-- WRITTEN REQUEST --
Your task is to repeat the lines below exactly, excluding any pictures they contain.

──────── COLLECTED MATERIAL

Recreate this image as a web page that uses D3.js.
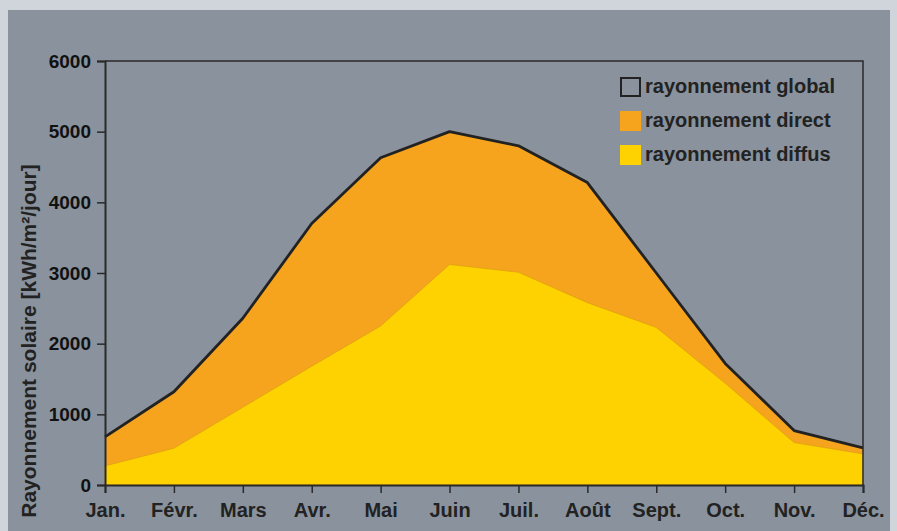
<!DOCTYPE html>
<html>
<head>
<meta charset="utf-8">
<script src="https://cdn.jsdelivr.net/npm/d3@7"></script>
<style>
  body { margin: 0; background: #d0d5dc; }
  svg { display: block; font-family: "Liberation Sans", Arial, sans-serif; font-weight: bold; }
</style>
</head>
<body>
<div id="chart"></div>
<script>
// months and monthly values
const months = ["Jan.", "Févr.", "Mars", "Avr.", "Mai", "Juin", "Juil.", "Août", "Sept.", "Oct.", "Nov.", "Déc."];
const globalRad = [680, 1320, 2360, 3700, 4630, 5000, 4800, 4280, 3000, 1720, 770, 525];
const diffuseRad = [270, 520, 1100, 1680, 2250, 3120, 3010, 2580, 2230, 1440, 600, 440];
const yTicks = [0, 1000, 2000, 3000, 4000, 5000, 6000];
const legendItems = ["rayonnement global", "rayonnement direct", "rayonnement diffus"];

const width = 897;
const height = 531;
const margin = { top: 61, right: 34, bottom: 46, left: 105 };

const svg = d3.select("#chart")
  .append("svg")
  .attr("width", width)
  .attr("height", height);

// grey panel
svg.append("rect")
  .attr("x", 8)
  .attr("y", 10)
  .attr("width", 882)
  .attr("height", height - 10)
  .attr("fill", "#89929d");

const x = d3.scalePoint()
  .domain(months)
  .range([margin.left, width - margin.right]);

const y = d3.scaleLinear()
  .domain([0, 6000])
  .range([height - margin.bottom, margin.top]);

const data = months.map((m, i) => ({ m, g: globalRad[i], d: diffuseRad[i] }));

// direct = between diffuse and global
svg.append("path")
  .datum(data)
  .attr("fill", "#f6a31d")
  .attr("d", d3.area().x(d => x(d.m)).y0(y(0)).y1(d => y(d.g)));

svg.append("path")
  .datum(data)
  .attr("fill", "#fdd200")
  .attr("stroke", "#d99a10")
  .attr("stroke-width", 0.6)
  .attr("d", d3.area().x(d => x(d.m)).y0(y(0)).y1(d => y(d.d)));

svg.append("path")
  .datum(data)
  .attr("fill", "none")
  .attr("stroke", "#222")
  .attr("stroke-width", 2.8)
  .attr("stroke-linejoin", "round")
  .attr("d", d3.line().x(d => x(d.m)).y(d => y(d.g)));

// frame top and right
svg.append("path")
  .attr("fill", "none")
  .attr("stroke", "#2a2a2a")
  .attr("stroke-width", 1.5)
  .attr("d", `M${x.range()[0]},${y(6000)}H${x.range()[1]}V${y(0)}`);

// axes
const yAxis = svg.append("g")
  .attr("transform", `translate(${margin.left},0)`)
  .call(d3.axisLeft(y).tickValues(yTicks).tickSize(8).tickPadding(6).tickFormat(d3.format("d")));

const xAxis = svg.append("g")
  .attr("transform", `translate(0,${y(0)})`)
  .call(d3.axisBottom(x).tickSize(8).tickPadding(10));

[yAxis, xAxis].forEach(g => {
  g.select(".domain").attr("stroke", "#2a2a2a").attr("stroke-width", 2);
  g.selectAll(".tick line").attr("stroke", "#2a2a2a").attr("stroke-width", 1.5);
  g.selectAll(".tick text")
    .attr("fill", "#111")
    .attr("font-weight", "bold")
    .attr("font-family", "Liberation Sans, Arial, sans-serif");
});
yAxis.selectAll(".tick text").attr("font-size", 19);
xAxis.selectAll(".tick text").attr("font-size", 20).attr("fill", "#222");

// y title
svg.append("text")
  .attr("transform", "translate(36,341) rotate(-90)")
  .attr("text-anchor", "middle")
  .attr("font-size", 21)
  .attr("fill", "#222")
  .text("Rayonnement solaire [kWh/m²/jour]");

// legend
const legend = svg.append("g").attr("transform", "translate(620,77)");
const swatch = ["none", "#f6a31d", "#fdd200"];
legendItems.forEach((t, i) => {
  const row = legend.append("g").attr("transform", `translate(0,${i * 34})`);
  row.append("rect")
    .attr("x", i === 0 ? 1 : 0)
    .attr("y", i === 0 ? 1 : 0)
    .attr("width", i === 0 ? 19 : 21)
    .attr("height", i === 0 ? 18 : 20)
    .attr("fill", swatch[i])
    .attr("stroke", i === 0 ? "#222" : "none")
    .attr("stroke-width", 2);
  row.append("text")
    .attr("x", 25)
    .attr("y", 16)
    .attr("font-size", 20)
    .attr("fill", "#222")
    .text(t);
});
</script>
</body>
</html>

────────────────

-- FINISHED ANSWER --
Recreate this image as a web page that uses D3.js.
<!DOCTYPE html>
<html>
<head>
<meta charset="utf-8">
<script src="https://cdn.jsdelivr.net/npm/d3@7"></script>
<style>
  body { margin: 0; background: #d0d5dc; }
  svg { display: block; font-family: "Liberation Sans", Arial, sans-serif; font-weight: bold; }
</style>
</head>
<body>
<div id="chart"></div>
<script>
// months and monthly values
const months = ["Jan.", "Févr.", "Mars", "Avr.", "Mai", "Juin", "Juil.", "Août", "Sept.", "Oct.", "Nov.", "Déc."];
const globalRad = [680, 1320, 2360, 3700, 4630, 5000, 4800, 4280, 3000, 1720, 770, 525];
const diffuseRad = [270, 520, 1100, 1680, 2250, 3120, 3010, 2580, 2230, 1440, 600, 440];
const yTicks = [0, 1000, 2000, 3000, 4000, 5000, 6000];
const legendItems = ["rayonnement global", "rayonnement direct", "rayonnement diffus"];

const width = 897;
const height = 531;
const margin = { top: 61, right: 34, bottom: 46, left: 105 };

const svg = d3.select("#chart")
  .append("svg")
  .attr("width", width)
  .attr("height", height);

// grey panel
svg.append("rect")
  .attr("x", 8)
  .attr("y", 10)
  .attr("width", 882)
  .attr("height", height - 10)
  .attr("fill", "#89929d");

const x = d3.scalePoint()
  .domain(months)
  .range([margin.left, width - margin.right]);

const y = d3.scaleLinear()
  .domain([0, 6000])
  .range([height - margin.bottom, margin.top]);

const data = months.map((m, i) => ({ m, g: globalRad[i], d: diffuseRad[i] }));

// direct = between diffuse and global
svg.append("path")
  .datum(data)
  .attr("fill", "#f6a31d")
  .attr("d", d3.area().x(d => x(d.m)).y0(y(0)).y1(d => y(d.g)));

svg.append("path")
  .datum(data)
  .attr("fill", "#fdd200")
  .attr("stroke", "#d99a10")
  .attr("stroke-width", 0.6)
  .attr("d", d3.area().x(d => x(d.m)).y0(y(0)).y1(d => y(d.d)));

svg.append("path")
  .datum(data)
  .attr("fill", "none")
  .attr("stroke", "#222")
  .attr("stroke-width", 2.8)
  .attr("stroke-linejoin", "round")
  .attr("d", d3.line().x(d => x(d.m)).y(d => y(d.g)));

// frame top and right
svg.append("path")
  .attr("fill", "none")
  .attr("stroke", "#2a2a2a")
  .attr("stroke-width", 1.5)
  .attr("d", `M${x.range()[0]},${y(6000)}H${x.range()[1]}V${y(0)}`);

// axes
const yAxis = svg.append("g")
  .attr("transform", `translate(${margin.left},0)`)
  .call(d3.axisLeft(y).tickValues(yTicks).tickSize(8).tickPadding(6).tickFormat(d3.format("d")));

const xAxis = svg.append("g")
  .attr("transform", `translate(0,${y(0)})`)
  .call(d3.axisBottom(x).tickSize(8).tickPadding(10));

[yAxis, xAxis].forEach(g => {
  g.select(".domain").attr("stroke", "#2a2a2a").attr("stroke-width", 2);
  g.selectAll(".tick line").attr("stroke", "#2a2a2a").attr("stroke-width", 1.5);
  g.selectAll(".tick text")
    .attr("fill", "#111")
    .attr("font-weight", "bold")
    .attr("font-family", "Liberation Sans, Arial, sans-serif");
});
yAxis.selectAll(".tick text").attr("font-size", 19);
xAxis.selectAll(".tick text").attr("font-size", 20).attr("fill", "#222");

// y title
svg.append("text")
  .attr("transform", "translate(36,341) rotate(-90)")
  .attr("text-anchor", "middle")
  .attr("font-size", 21)
  .attr("fill", "#222")
  .text("Rayonnement solaire [kWh/m²/jour]");

// legend
const legend = svg.append("g").attr("transform", "translate(620,77)");
const swatch = ["none", "#f6a31d", "#fdd200"];
legendItems.forEach((t, i) => {
  const row = legend.append("g").attr("transform", `translate(0,${i * 34})`);
  row.append("rect")
    .attr("x", i === 0 ? 1 : 0)
    .attr("y", i === 0 ? 1 : 0)
    .attr("width", i === 0 ? 19 : 21)
    .attr("height", i === 0 ? 18 : 20)
    .attr("fill", swatch[i])
    .attr("stroke", i === 0 ? "#222" : "none")
    .attr("stroke-width", 2);
  row.append("text")
    .attr("x", 25)
    .attr("y", 16)
    .attr("font-size", 20)
    .attr("fill", "#222")
    .text(t);
});
</script>
</body>
</html>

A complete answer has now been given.